The Witcher Season 4 Plummets to Franchise-Worst Viewership
The Witcher Season 4 limps onto Netflix with the franchise’s worst first-week viewership, down 52% from last season despite buzz around Liam Hemsworth’s debut—while also posting the weakest critic and audience scores yet.
The Witcher is back on Netflix, but the audience... kind of isn't. Season 4 just logged the weakest debut in the show's run, even with the big spotlight on Liam Hemsworth stepping in as Geralt. If you were expecting a curiosity bump for the recast, the early numbers say otherwise.

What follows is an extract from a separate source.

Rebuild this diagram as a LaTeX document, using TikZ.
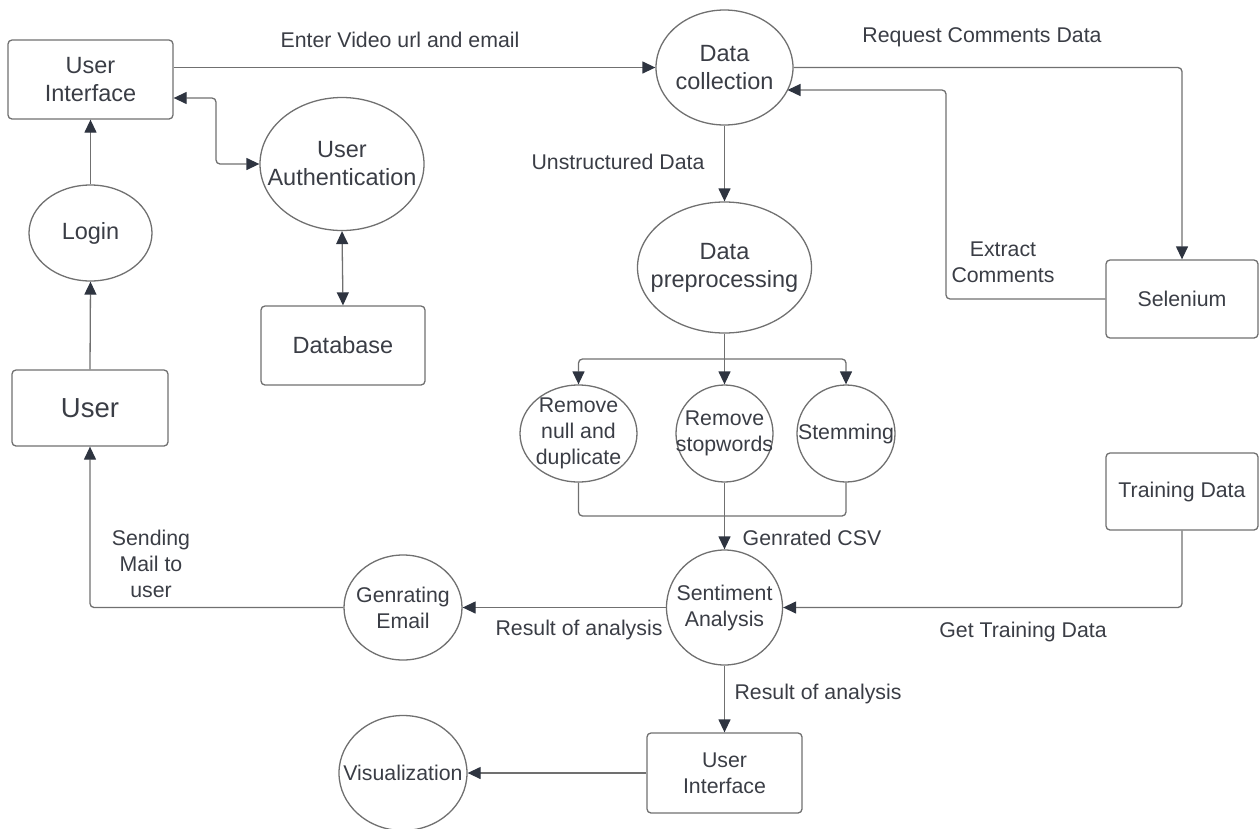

The numbers (and they aren't pretty)
- Opening week views for Season 4: 7.4 million
- That's down 52% from Season 3's 15.2 million
- Season 2 opened at 18.5 million views
- Netflix hasn't provided comparable data for Season 1
- Samba TV says the Season 4 premiere drew 577k U.S. households, 35% fewer than Season 3's 885k
- On Netflix's global chart for the week of Oct 27–Nov 2, Season 4 placed below 'Nobody Wants This' Season 2
So what's going on?
The big change this year is the lead: Liam Hemsworth now plays Geralt of Rivia, taking over from Henry Cavill. There was a lot of attention on that handoff, but it didn't translate into a stronger start. Instead, Season 4 opened to the smallest audience the series has seen.
Reviews aren't helping
Season 4 is also the lowest-rated Witcher season to date. As of now, it's sitting at a 56% critic score and a 19% audience rating on Rotten Tomatoes. That's a rough combo for word of mouth.
What it means for the future
Netflix has already shot Season 5, and that will wrap the main series. No release date yet. But if you're wondering about the larger Witcher universe, this Season 4 response probably doesn't make new spin-offs any easier to greenlight. We'll see if Season 5 can steady the ship when it finally lands.